F Street will soon be united with Symphony Park.

Development in a Western boomtown means crazy things might happen now and then: We might terrace mountains, build rapaciously in an unsustainable environment, gate our neighborhoods and implode anything older than a couple of decades. Then there are other decisions, such as the walling off of a historic black neighborhood from the promise of Downtown redevelopment, using a freeway-widening project as the reason and backing it up with concerns over traffic flow on a residential street because multimillion dollar projects on the other side of the freeway are repopulating the area.

Having a freeway splice a town in half is not so unusual. Nor are concerns of traffic flying through residential zones. It happens. Some neighborhoods want their privacy (Anthem, for example), but West Las Vegas comes with a loaded history that makes the issue much more charged. The city council’s decision to use $8.5 million in bonds toward re-opening F Street to reconnect it (literally under the interstate) with Downtown’s Symphony Park has enlivened the complex conversation.

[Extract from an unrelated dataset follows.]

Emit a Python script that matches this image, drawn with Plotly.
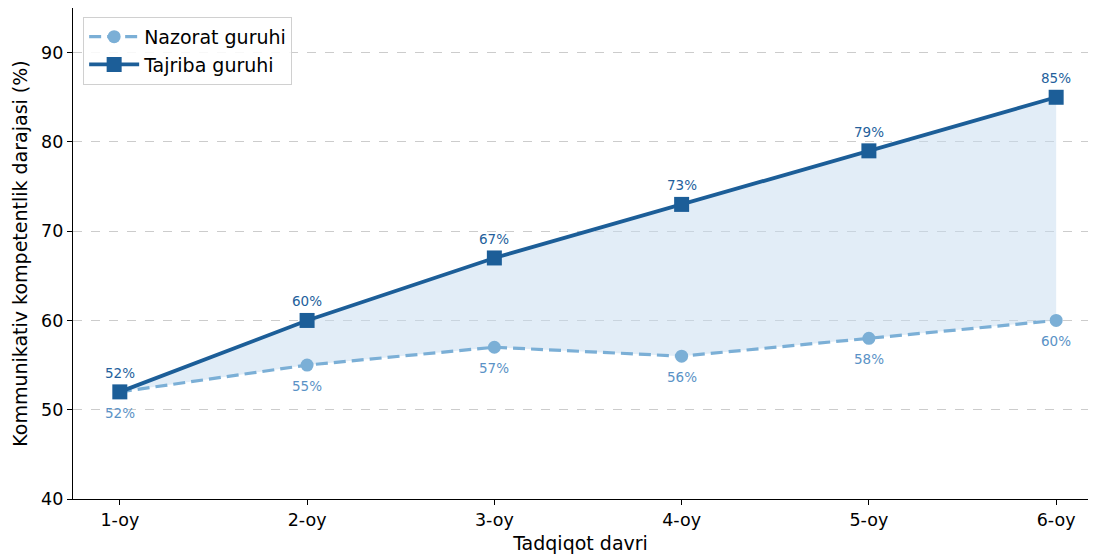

Residents charge that blocking off F Street, a decision made in 2006, was racially motivated. According to a 2009 article in the Review-Journal, the city proposed closing F Street to placate complaints from area residents in regard to “cut through” traffic on the residential street. But residents argued they weren’t well notified and did not realize the closure was going to be permanent. There were cries of segregation from an area that began because of segregation. And by its very definition, segregation—to be set apart—is an accurate description of what happened here. Why it happened, however, is much more complicated.